The group was keen to see Ashleigh’s presentation of the camera trap footage, which showed night time images of tigers, leopards, tapirs, sambar deer and various other animals which had roamed the CAT walk zone in the past months. But the images also showed the regular presence of poachers. This triggered questions from our group about the conservation activities and the many issues surrounding poaching. Fortunately, we had not found any active snares during our walk, although Ash had pointed out several poachers’ camp sites along with his own regular camping spot, complete with rainforest hut.
On the second day, we were guided by a group of local aboriginal women from the Batek tribe living in the area. The name Batek means ‘forest people’ in their language and they truly are the original inhabitants of this landscape with a direct lineage going back some 40,000 years to their African ancestors. This lineage is apparent, not only from their colouring, but their curled hair and lean appearance. Ash provided us with a lot of information about the Batek and their life today. He is clearly concerned by their plight, since they seem as threatened with extinction as the tiger and other forest wildlife, which they generally respect (they do not hunt any large forest animals). The women were all colourfully dressed in makeshift outfits made up of ethnic and western clothing and were equipped with machetes, with which they displayed amazing skills, such as making a fishing rod from forest materials in a few minutes. They managed to catch quite a few fish in the jungle stream, even though the water level was not favourable at this time of year. Other forest skills included chopping and skinning tree branches, to be used as raw materials for their basket weaving and cutting forest leaves to light up and smoke.

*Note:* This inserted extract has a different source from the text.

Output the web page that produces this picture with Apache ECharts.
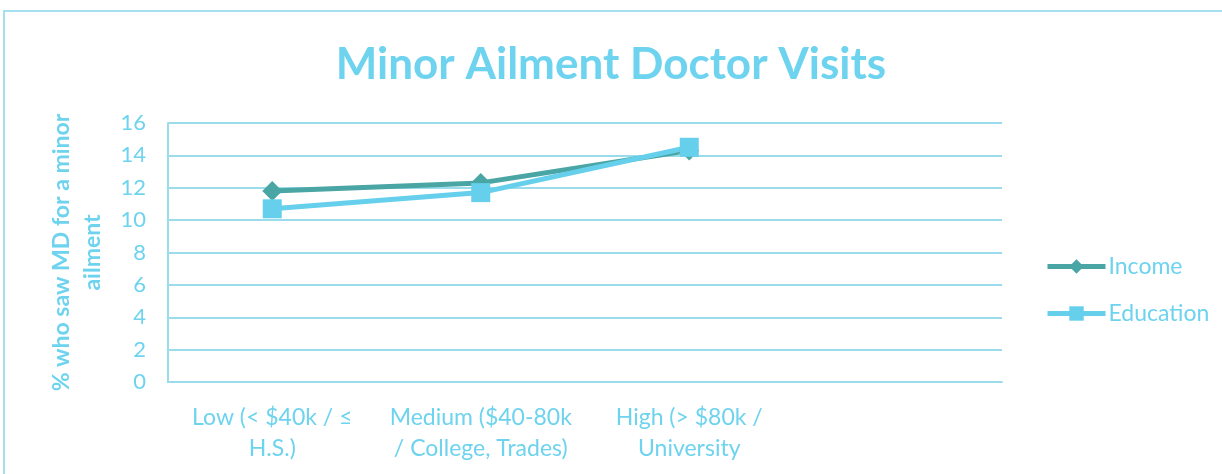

It was quite a peculiar sight to see one of the senior women sitting and puffing at her leafy cigarette in the middle of this natural beauty spot, but I was not totally surprised, knowing that the practice of smoking was actually invented by native Indian tribes in America.
The method of reimbursing our guides was pleasantly simple and transparent. Ash asked us to pay the 5 women a total of 200 Malaysian ringgit (about 40 pounds) and encouraged us to buy their handicraft products. I had taken a particular liking to the older smoking Batek guide and tried to negotiate in my limited Bahasa, which is more or less as foreign to the Batek and to it is to me. Their handicraft consisted of carved hair combs and woven wallets and baskets. My guide agreed to sell me her own backpack basket, which I particularly liked because of its bright green rainforest pattern and because she had been using it for this trip, slung over her back with two basic plastic drawstrings. When we returned to the Batek village to drop of our guides and say goodbye, I could not resist asking for a photograph of me together my guide. Our return journey by car took us past miles of barren palm oil land – awaiting replanting- and other areas, where loggers were clearing large swathes of forest. I was acutely aware of the imminent threats to this fragile region.
Now that I am back home in the U.K., the forest of the Batek and the Malayan tiger, both living on the edge of extinction, may seem a world away. But the green woven basket, which I have put on my bedside table, reminds me constantly of my resilient Batek guide. My personal reminder to continue my efforts to save the Malayan tiger and its forest, in my second home: Malaysia.